Des « points d’appui » militaires ont été créés par la France sur une bande allant de Faya au Tchad à Atar en Mauritanie, en passant par Madama au sud de la Libye, au Niger, et Tessalit au Mali.

De plus, la France semble aller en Irak avec des pincettes, comme si elle craignait des manipulations ou la main lourde sur la gâchette de « nos alliés », souvent à l’origine d’énormes bavures. En Irak, la France a tenu à conserver son autonomie militaire, afin de pouvoir repérer et choisir elle-même ses cibles. Aussi a-t-elle limité ses objectifs à trois cibles : les dépôts logistiques, les postes de combat stratégiques éloignés des populations civiles et les concentrations de troupes et véhicules.

Contre l’Etat Islamique ou contre Bachar al-Assad ?

La France ne craint-elle pas d’être entraînée dans une autre guerre, où elle a déjà perdu pas mal de plumes, celle contre Bachar al-Assad en Syrie ? C’est de là, en effet, que les pires embrouilles pourraient venir. Car après avoir provoqué l’implosion de la Libye et de terribles destructions en Syrie, les États-Unis et Londres semblent bien déterminés à poursuivre leur œuvre maléfique. La Russie, en soutenant Bachar al-Assad, avait bloqué l’avancée des États-Unis en Syrie pendant un temps. Chassés par une porte, ils sont revenus par une autre, celle de la guerre contre « les égorgeurs » de l’État islamique en Irak, qu’ils pourraient mettre à profit pour amasser dans la région la puissance aérienne pour en finir avec Assad.

A l’origine des soupçons envers « nos alliés », la question : vont-ils détruire réellement le monstre qu’ils ont créé pour combattre le régime de Bachar al-Assad, mais qui, tel un Frankenstein, leur aurait échappé ? Si oui, pourquoi s’allient-ils pour le faire aux trois pays qui l’ont porté sur les fonts baptismaux : le Qatar, l’Arabie saoudite et la Turquie ?

L’État islamique est issu de la mouvance « Al-Qaida en Irak ». Lors de la guerre en Syrie, un conflit éclate entre l’Arabie saoudite et le Qatar pour le contrôle de la mouvance djihadiste qui mène la guerre à Bachar al-Assad.
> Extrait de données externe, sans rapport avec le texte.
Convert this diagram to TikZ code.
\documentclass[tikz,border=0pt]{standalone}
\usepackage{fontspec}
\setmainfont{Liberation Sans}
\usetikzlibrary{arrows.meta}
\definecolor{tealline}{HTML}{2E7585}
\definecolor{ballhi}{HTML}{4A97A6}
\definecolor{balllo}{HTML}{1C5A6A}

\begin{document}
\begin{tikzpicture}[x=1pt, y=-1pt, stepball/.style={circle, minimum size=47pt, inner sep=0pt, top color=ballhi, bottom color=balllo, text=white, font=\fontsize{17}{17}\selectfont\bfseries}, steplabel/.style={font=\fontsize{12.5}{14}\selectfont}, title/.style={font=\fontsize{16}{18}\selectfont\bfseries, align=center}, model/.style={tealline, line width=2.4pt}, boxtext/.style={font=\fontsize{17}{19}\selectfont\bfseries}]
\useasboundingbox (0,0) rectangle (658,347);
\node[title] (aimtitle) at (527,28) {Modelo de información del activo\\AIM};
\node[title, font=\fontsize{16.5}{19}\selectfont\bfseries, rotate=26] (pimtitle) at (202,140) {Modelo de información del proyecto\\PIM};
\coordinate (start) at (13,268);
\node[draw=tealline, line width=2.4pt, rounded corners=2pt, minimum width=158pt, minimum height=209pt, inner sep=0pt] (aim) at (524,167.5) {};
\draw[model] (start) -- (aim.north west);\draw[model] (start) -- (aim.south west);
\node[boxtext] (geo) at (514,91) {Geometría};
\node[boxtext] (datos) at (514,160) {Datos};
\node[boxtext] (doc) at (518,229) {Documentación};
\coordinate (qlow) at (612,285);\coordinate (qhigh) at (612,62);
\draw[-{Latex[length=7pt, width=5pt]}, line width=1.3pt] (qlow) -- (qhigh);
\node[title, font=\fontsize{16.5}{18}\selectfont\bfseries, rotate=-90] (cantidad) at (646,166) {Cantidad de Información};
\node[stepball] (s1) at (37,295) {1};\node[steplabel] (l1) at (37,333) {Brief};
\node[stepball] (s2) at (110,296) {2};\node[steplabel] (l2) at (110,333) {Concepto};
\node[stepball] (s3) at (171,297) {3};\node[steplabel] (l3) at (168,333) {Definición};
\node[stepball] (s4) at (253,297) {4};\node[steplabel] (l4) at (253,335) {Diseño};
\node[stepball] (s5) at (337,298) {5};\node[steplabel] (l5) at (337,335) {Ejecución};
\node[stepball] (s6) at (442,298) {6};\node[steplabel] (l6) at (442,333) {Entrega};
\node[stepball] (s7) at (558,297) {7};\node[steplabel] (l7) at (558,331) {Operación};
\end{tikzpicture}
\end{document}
L’Arabie saoudite s’allie alors au Front Al Nosra, le Qatar à l’Émirat islamique en Irak et au Levant (EIIL).
L’EIIL, devenu entretemps État islamique (EI), a été financé par les alliés de Londres et de Washington dans la région.

Quant à l’entraînement et à l’assistance sur le terrain, deux pays sont en ligne de mire : Israël et la Turquie. « Ils ont d’excellents renseignements, confiait un haut gradé militaire à notre journal, ils ont été entraînés en Turquie et ils sont renseignés par les Israéliens. »
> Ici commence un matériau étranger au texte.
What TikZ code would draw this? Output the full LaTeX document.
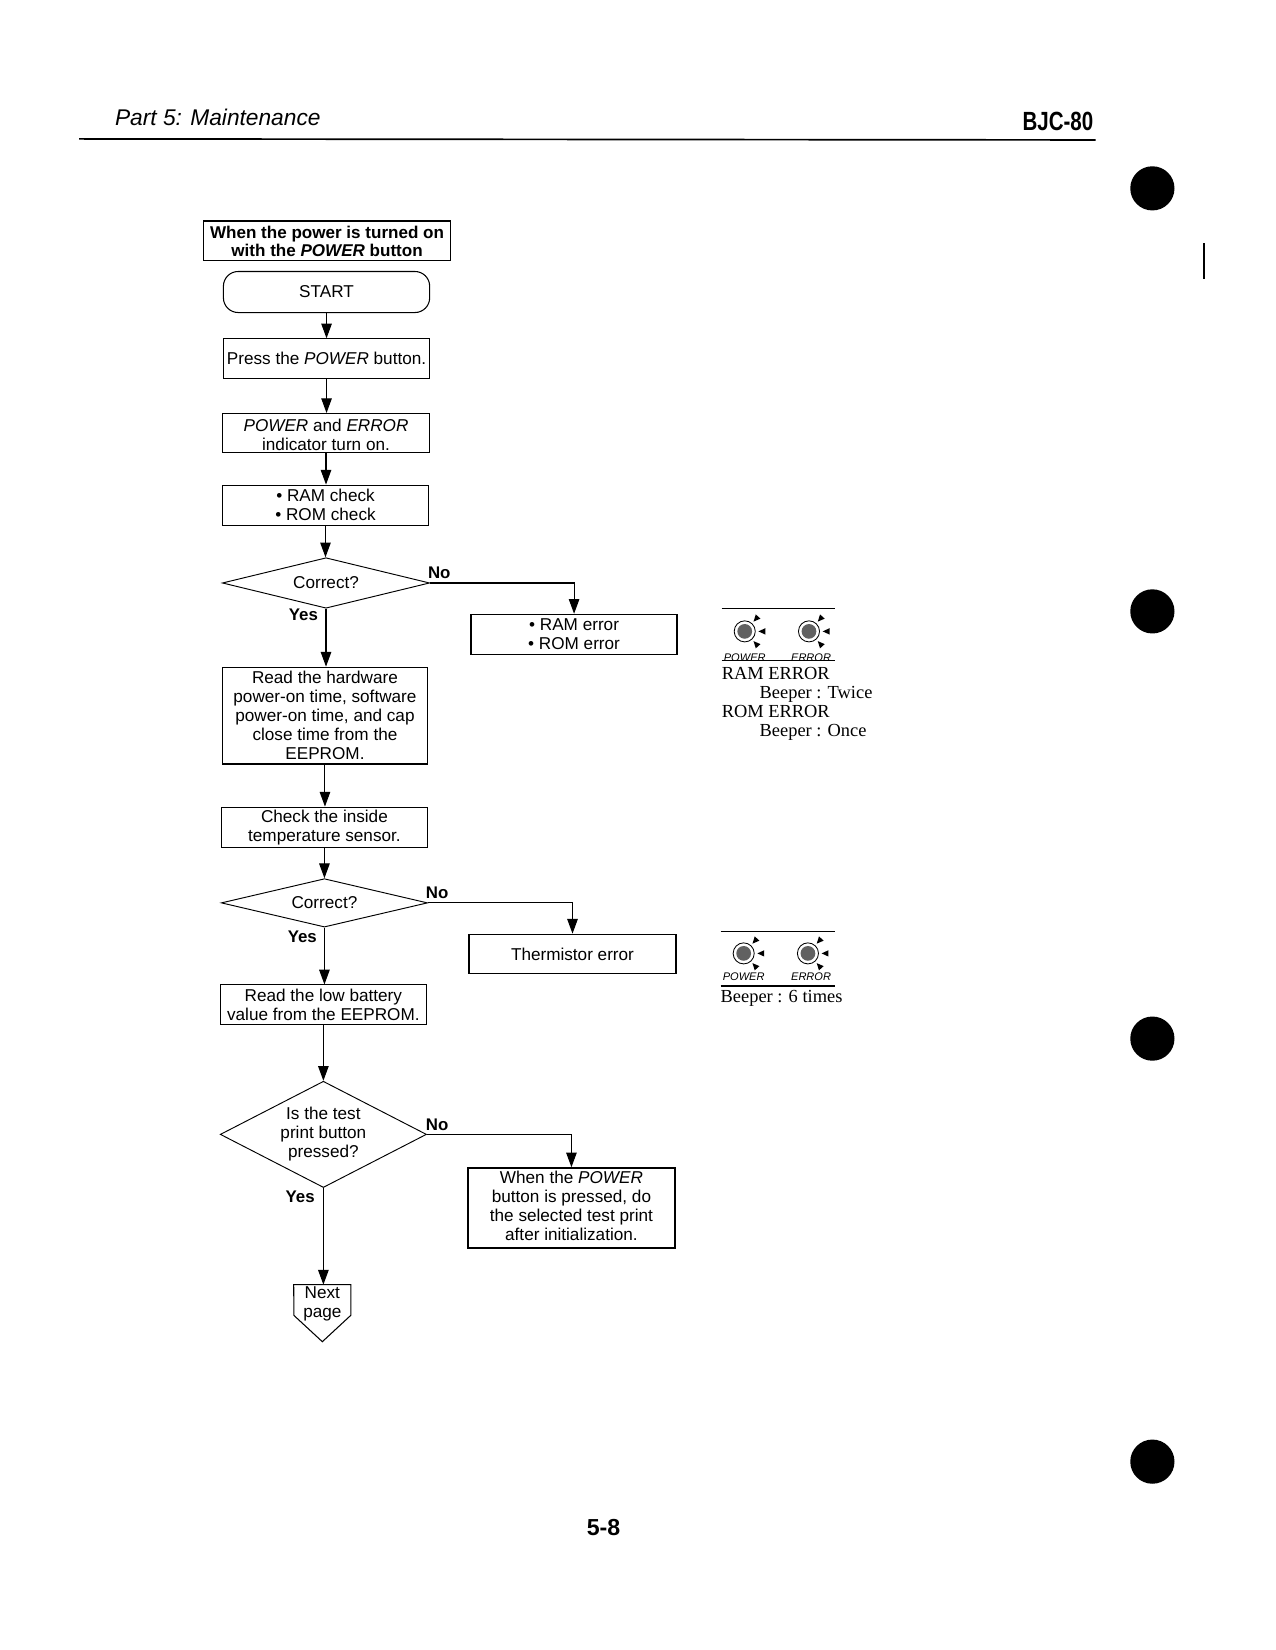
\documentclass[tikz,border=0pt]{standalone}
\usepackage{fontspec}
\setmainfont{Liberation Sans}
\newfontfamily\printface{Liberation Serif}
\usetikzlibrary{arrows.meta,shapes.geometric,calc}
\newcommand{\lowerstrut}[1]{\rule[-#1pt]{0pt}{1pt}}
\newcommand{\upperstrut}[1]{\rule{0pt}{#1pt}}
\tikzset{
  flowbox/.style={draw=black,line width=1pt,rectangle,inner sep=0pt,align=center,font=\fontsize{16.3}{18}\selectfont},
  heavybox/.style={flowbox,line width=1.5pt},
  decide/.style={draw=black,line width=0.9pt,diamond,inner sep=0pt,align=center,font=\fontsize{16.3}{18}\selectfont},
  arr/.style={draw=black,line width=1pt,-{Triangle[length=14pt,width=10pt]}},
  tag/.style={inner sep=0pt,font=\fontsize{16}{18}\selectfont\bfseries},
  printtext/.style={inner sep=0pt,anchor=west,font=\fontsize{17.5}{18}\selectfont\printface},
  ledtag/.style={inner sep=0pt,font=\fontsize{10.5}{12}\selectfont\itshape},
  rulebar/.style={draw=black,line width=1.2pt},
  led/.pic={
    \draw[black,line width=0.8pt] (0,0) circle (10);
    \fill[black!62] (0,0) circle (7);
    \foreach \a/\r in {-48/12.5,0/13,48/12.5}{
      \fill[black] (\a:\r) -- ($(\a:\r+6.5)+(\a+90:3)$) -- ($(\a:\r+6.5)+(\a-90:3)$) -- cycle;
    }
  }
}
\begin{document}
\begin{tikzpicture}[x=1.001pt,y=-1pt]
\useasboundingbox (0,0) rectangle (1210.5,1568);
% header
\node[inner sep=0pt,anchor=west,font=\fontsize{21.6}{24}\selectfont\itshape] (head) at (109,111.5) {Part 5: Maintenance};
\node[inner sep=0pt,anchor=east,xscale=0.78,font=\fontsize{25}{26}\selectfont\bfseries] (model) at (1038,115) {BJC-80};
\draw[black,line width=1.6pt] (75,132) -- (1040,133);
% page marks
\foreach \y in {179,581,987,1389} \fill[black] (1094,\y) circle (21);
\draw[black,line width=1pt] (1143,231) -- (1143,265);
% flow
\node[flowbox,minimum width=235,minimum height=38,font=\fontsize{16.2}{17}\selectfont\bfseries] (title) at (310.5,229) {When the power is turned on\\with the \textit{POWER} button};
\node[flowbox,rounded corners=14pt,minimum width=196,minimum height=39] (start) at (310,277.5) {START};
\node[flowbox,minimum width=196,minimum height=38] (press) at (310,341) {Press the \textit{POWER} button.};
\node[flowbox,minimum width=197,minimum height=37] (lamps) at (309.5,411.5) {\upperstrut{16}\textit{POWER} and \textit{ERROR}\\indicator turn on.};
\node[flowbox,minimum width=196,minimum height=38] (check) at (309,480) {• RAM check\\• ROM check};
\node[decide,aspect=4.1,minimum width=197,minimum height=48] (q1) at (309.5,554) {Correct?};
\node[heavybox,minimum width=196,minimum height=38] (err1) at (545,603) {• RAM error\\• ROM error};
\node[flowbox,minimum width=195,minimum height=92] (read) at (308.5,680) {Read the hardware\\power-on time, software\\power-on time, and cap\\close time from the\\EEPROM.};
\node[flowbox,minimum width=196,minimum height=38] (temp) at (308,786) {Check the inside\\temperature sensor.};
\node[decide,aspect=4.1,minimum width=196,minimum height=46] (q2) at (308,858) {Correct?};
\node[heavybox,minimum width=197,minimum height=37] (err2) at (543.5,906.5) {Thermistor error};
\node[flowbox,minimum width=196,minimum height=38] (low) at (307,955) {Read the low battery\\value from the EEPROM.};
\node[decide,aspect=1.94,minimum width=196,minimum height=101] (q3) at (307,1078) {Is the test\\print button\\pressed?};
\node[heavybox,minimum width=197,minimum height=76] (when) at (542.5,1148) {When the \textit{POWER}\\button is pressed, do\\the selected test print\\after initialization.\lowerstrut{5}};
\node[inner sep=0pt,minimum width=54,minimum height=36,align=center,font=\fontsize{16.3}{18}\selectfont] (nextp) at (306,1239) {Next\\page};
\draw[black,line width=1pt] (nextp.north west) -- (nextp.north east) -- ++(0,29) -- (306,1275) -- (279,1250) -- cycle;
% labels
\node[tag] (no1) at (417,544) {No};
\node[tag] (yes1) at (288,584) {Yes};
\node[tag] (no2) at (415,848) {No};
\node[tag] (yes2) at (287,890) {Yes};
\node[tag] (no3) at (415,1069) {No};
\node[tag] (yes3) at (285,1137) {Yes};
% connectors
\draw[arr] (start.south) -- (start.south |- press.north);
\draw[arr] (press.south) -- (press.south |- lamps.north);
\draw[arr] (lamps.south) -- (lamps.south |- check.north);
\draw[arr] (check.south) -- (check.south |- q1.north);
\draw[arr] (q1.south) -- (q1.south |- read.north);
\draw[arr] (read.south) -- (read.south |- temp.north);
\draw[arr] (temp.south) -- (temp.south |- q2.north);
\draw[arr] (q2.south) -- (q2.south |- low.north);
\draw[arr] (low.south) -- (low.south |- q3.north);
\draw[arr] (q3.south) -- (q3.south |- nextp.north);
\draw[arr] (q1.east) -| (err1.north);
\draw[arr] (q2.east) -| (err2.north);
\draw[arr] (q3.east) -| (when.north);
% lamp panel 1
\draw[rulebar] (685,578) -- (793,578);
\draw[rulebar] (685,628) -- (793,628);
\pic at (707,600) {led};
\pic at (768,600) {led};
\begin{scope}
\clip (680,612) rectangle (800,626.5);
\node[ledtag] (p1) at (707,625) {POWER};
\node[ledtag] (e1) at (770,625) {ERROR};
\end{scope}
\node[printtext] (t1) at (685,640) {RAM ERROR};
\node[printtext] (t2) at (721,659.5) {Beeper : Twice};
\node[printtext] (t3) at (685,676) {ROM ERROR};
\node[printtext] (t4) at (721,695.5) {Beeper : Once};
% lamp panel 2
\draw[rulebar] (684,885) -- (793,885);
\draw[rulebar] (684,937) -- (793,937);
\pic at (706,906) {led};
\pic at (767,906) {led};
\node[ledtag] (p2) at (706,928.5) {POWER};
\node[ledtag] (e2) at (770,928.5) {ERROR};
\node[printtext] (t5) at (684,949) {Beeper : 6 times};
% folio
\node[inner sep=0pt,font=\fontsize{22}{24}\selectfont\bfseries] (folio) at (573,1452) {5-8};
\end{tikzpicture}
\end{document}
La Turquie ne cache même pas son jeu. Le 2 octobre, le Parlement turc a voté à 298 voix contre 98 pour le déploiement de troupes turques en Syrie et en Irak. La veille, le Premier ministre Erdogan avait déclaré au Parlement que le départ de Bachar al-Assad restait la priorité pour la Turquie.

Trois priorités ont été établies par son ministre de la Défense Ismet Yilmaz :

  1. Etablir de zones tampons en Syrie pour l’assistance humanitaire aux opposants de Bachar al-Assad,
  2. Créer des zones d’exclusion aérienne et 3) entraîner et soutenir les forces de l’Armée syrienne libre en Turquie.

Enfin, notons cet aveu du vice-président américain Joseph Biden, à Harvard le 1er octobre, visant la Turquie :

Le président Erdogan – un ami – m’a dit : vous avez raison, nous avons laissé entrer trop de gens, maintenant nous essayons de fermer la frontière. (…) Il a fallu un certain temps pour que la Turquie, une nation sunnite, se rende compte que l’EI était une menace immédiate à sa sécurité !

Que faisons nous donc en Irak ? Les militaires craignent, à juste titre, la jonction de ces mouvements djihadistes et leur répercussions en Europe : 700 Français ont rejoint l’EI ! Mais cette guerre ne traite pas les questions de fond : l’utilisation par les Etats-Unis, Londres et leurs alliés, du djihadisme contre leurs adversaires. Il faut mettre fin à ces pratiques et lancer une politique de développement permettant de faire disparaître le djihadisme à tout jamais.